The most important stimulus to the development of highly wrought watercolours, and one of the crucial developments in Victorian watercolour practice, was the introduction in 1834 of zinc white (known as Chinese white). By mixing white with watercolour pigments, artists were able to create opaque colour or ‘bodycolour’ (also known by the French term ‘gouache’), which could be applied more thickly with the brush so that the white of the paper did not shine through. It was especially useful for creating vivid contrasts, stronger colour and more precise rendering of detail and texture.
Bodycolour was avidly seized upon by many artists and became a key ingredient of the labour-intensive style of such painters as William Henry Hunt, Myles Birket Foster and Charles Robertson.

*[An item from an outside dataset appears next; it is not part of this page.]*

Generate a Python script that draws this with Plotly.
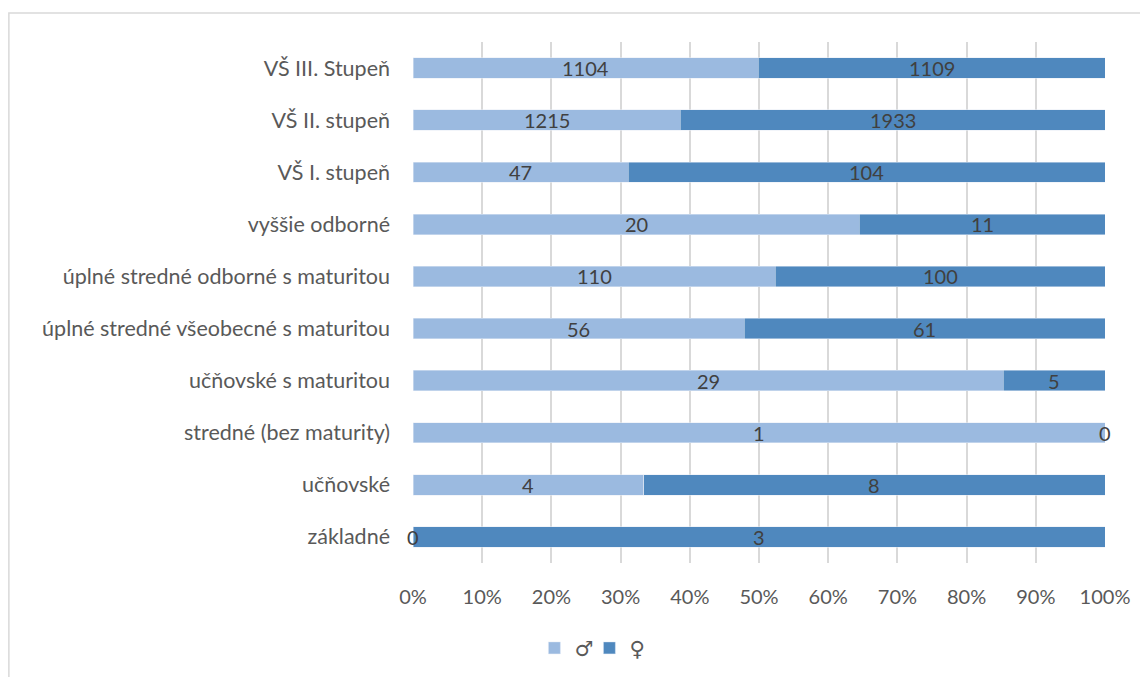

However, its use was a matter of heated debate. For purists like Thackeray it represented a corrupting influence. ‘A number of water-colour artists’, he warned in 1846, ‘are now dipping into this dangerous white-pot, and the peculiar charm of their branch of the art is ruined by the use of it. It is as if a guitar-player persisted in performing an oratorio: they are always taxing their powers beyond their strength…’
Ruskin, on the other hand endorsed it wholeheartedly in his widely consulted manual, The elements of drawing (1857), as a useful aid to the faithful transcription of nature: ‘This mixing of white with the pigments, so as to render them opaque, constitutes body-colour drawing as opposed to transparent-colour drawing, and you will, perhaps, have it often said to you that this body-colour is illegitimate. It is just as legitimate as oil-painting, being, so far as handling is concerned, the same process, only without its uncleanliness, its unwholesomeness, or its inconvenience.’
Meanwhile, watercolours began to reach unprecedented dimensions, with many exceeding a metre in length. The Victorian preoccupation with size required artists to prepare their painting supports by stretching and fixing the paper to wooden backing boards. In many cases paper was attached like a canvas to a strainer before the unsightly paper edges were either trimmed away or wrapped behind.
Artists also sought to give their watercolours greater prominence on gallery walls by presenting them behind glass in ornate carved and gilded frames with wide gold mounts, which emphasised the value of the works of art they surrounded and added to their ostentatious appearance (such as Charles Robertson's Bazaar gossip).